Many Called, Few Chosen
    Four announcers were on duty all day--15 minutes out of each hour before the "mike," and the other 45 minutes on editorial or reporting duty. Over 150 men were interviewed for these four announcers positions and all but 20 eliminated because of failure to meet requirements in vocabulary or tone quality of voice.
    Before the service opened to the public, regular operation for one full week was put on--and the 20 announcers soon dwindled to the minimum four. Try reading carefully, pronouncing all syllables and holding the voice within the range one or two tones 15 minutes out of each hour, all day long, day after day, and you will soon understand why most throats cannot carry through. Even after months of practice these announcers frequently, at the end of a day, could have qualified as the "Four Hoarsemen."
No Excitement Permitted
    The capital crime was for an announcer to let excitement--or anything else, for that matter--vary the quality of his tone or otherwise distort the transmission. He was the voice, and he took pride in being able to convey excitement, or other emotion, without in the least impairing perfect pronunciation and enunciation of every word.
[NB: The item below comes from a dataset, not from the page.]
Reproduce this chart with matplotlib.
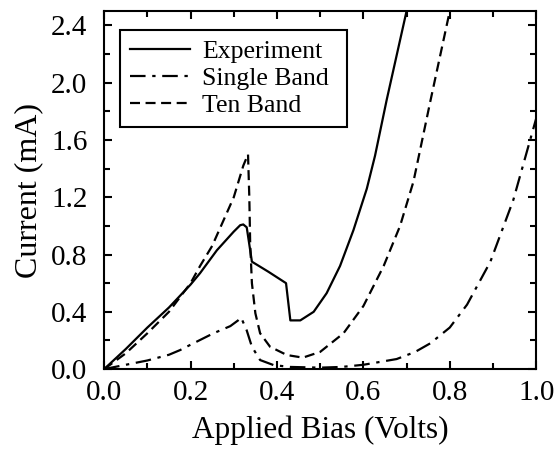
import matplotlib
matplotlib.use("Agg")
import matplotlib.pyplot as plt
from matplotlib.ticker import MultipleLocator

plt.rcParams['font.family'] = ['Liberation Serif', 'DejaVu Serif']

# Experiment (solid)
x_exp = [0.0, 0.05, 0.10, 0.15, 0.20, 0.222, 0.261, 0.30, 0.315, 0.322, 0.330,
         0.338, 0.342, 0.38, 0.421, 0.431, 0.454, 0.485, 0.515, 0.546, 0.577,
         0.608, 0.627, 0.654, 0.70]
y_exp = [0.0, 0.14, 0.29, 0.43, 0.59, 0.67, 0.83, 0.96, 1.005, 1.01, 0.99,
         0.83, 0.75, 0.68, 0.60, 0.34, 0.34, 0.40, 0.53, 0.72, 0.97,
         1.26, 1.49, 1.88, 2.5]

# Single Band (dash-dot)
x_single = [0.0, 0.05, 0.10, 0.15, 0.176, 0.20, 0.253, 0.292, 0.310, 0.317,
            0.330, 0.342, 0.361, 0.392, 0.43, 0.50, 0.55, 0.60, 0.677, 0.72,
            0.755, 0.80, 0.84, 0.894, 0.947, 1.0]
y_single = [0.0, 0.03, 0.06, 0.10, 0.133, 0.17, 0.25, 0.30, 0.34, 0.36,
            0.27, 0.156, 0.063, 0.028, 0.015, 0.01, 0.015, 0.03, 0.07, 0.12,
            0.18, 0.29, 0.45, 0.75, 1.18, 1.75]

# Ten Band (dashed)
x_ten = [0.0, 0.05, 0.10, 0.15, 0.20, 0.222, 0.25, 0.30, 0.322, 0.333, 0.336,
         0.338, 0.342, 0.35, 0.361, 0.384, 0.423, 0.46, 0.50, 0.554, 0.60,
         0.647, 0.685, 0.716, 0.755, 0.80]
y_ten = [0.0, 0.11, 0.25, 0.40, 0.60, 0.72, 0.86, 1.20, 1.42, 1.50, 1.20,
         0.88, 0.60, 0.39, 0.25, 0.156, 0.098, 0.08, 0.12, 0.25, 0.44,
         0.72, 1.0, 1.31, 1.87, 2.5]

fig = plt.figure(figsize=(5.57, 4.49), dpi=100)
ax = fig.add_axes([0.187, 0.178, 0.7756, 0.7973])

ax.plot(x_exp, y_exp, color='black', lw=1.6, linestyle='-', label='Experiment')
ax.plot(x_single, y_single, color='black', lw=1.6, dashes=(7, 3, 1.5, 3), label='Single Band')
ax.plot(x_ten, y_ten, color='black', lw=1.6, dashes=(4.5, 2.5), label='Ten Band')

ax.set_xlim(0, 1.0)
ax.set_ylim(0, 2.5)
ax.xaxis.set_major_locator(MultipleLocator(0.2))
ax.xaxis.set_minor_locator(MultipleLocator(0.1))
ax.yaxis.set_major_locator(MultipleLocator(0.4))
ax.yaxis.set_minor_locator(MultipleLocator(0.2))
ax.xaxis.set_major_formatter(matplotlib.ticker.FormatStrFormatter('%.1f'))
ax.yaxis.set_major_formatter(matplotlib.ticker.FormatStrFormatter('%.1f'))
ax.tick_params(which='both', direction='in', top=True, right=True, width=1.5, labelsize=21)
ax.tick_params(which='major', length=6)
ax.tick_params(which='minor', length=4)
ax.tick_params(axis='x', which='major', pad=8)
ax.tick_params(axis='y', which='major', pad=12)
for s in ax.spines.values():
    s.set_linewidth(1.5)

ax.set_xlabel("Applied Bias (Volts)", fontsize=22.5, labelpad=7)
ax.set_ylabel("Current (mA)", fontsize=23, labelpad=6)

leg = ax.legend(loc='upper left', bbox_to_anchor=(0.037, 0.5, 0.525, 0.447), mode='expand',
                borderaxespad=0, fancybox=False, edgecolor='black', framealpha=1, fontsize=18.5,
                handlelength=2.3, handletextpad=0.5, labelspacing=0.15, borderpad=0.4)
leg.get_frame().set_linewidth(1.5)

plt.savefig("out.png", dpi=100)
    So well matched were the four that any one could relieve another between syllables of a word without the audience being able to detect the change for perhaps several minutes.
    Don't overlook that 5-6 hour--"Stories, Talks for Children." Bedtime stories are not new, either. Howard Garis wrote some of them, and once or twice appeared before the "mike." Personal appearances, too, are somewhat shopworn, it seems. Generally, though, bedtime stories were delegated to the story lady who was just as affected as her radio prototype.
Back to Budapest
    Nor was the Newark broadcasting station an experiment, even along its line, for this service had been giving satisfaction for some years prior to 1911 in several European cities, reaching its zenith, perhaps, in Budapest, Hungary, its original home, where it was in almost every home and business place in the city.
    The only differences in methods between Telephone Herald and radio was the use of wire transmission instead of radio waves, and devotion of some of the 24 hours to something more educating than jazz.
    And advertising was advertising--just as it is in the newspaper. Goods and prices and who offered them.
    "Daddy of them all?" Well, your chronicler must object because that would leave him without ancestors or traceable descendents, for back there in 1911 he put on the first 8-8.15 turn before the microphone, inaugurating modern broadcast announcing in America.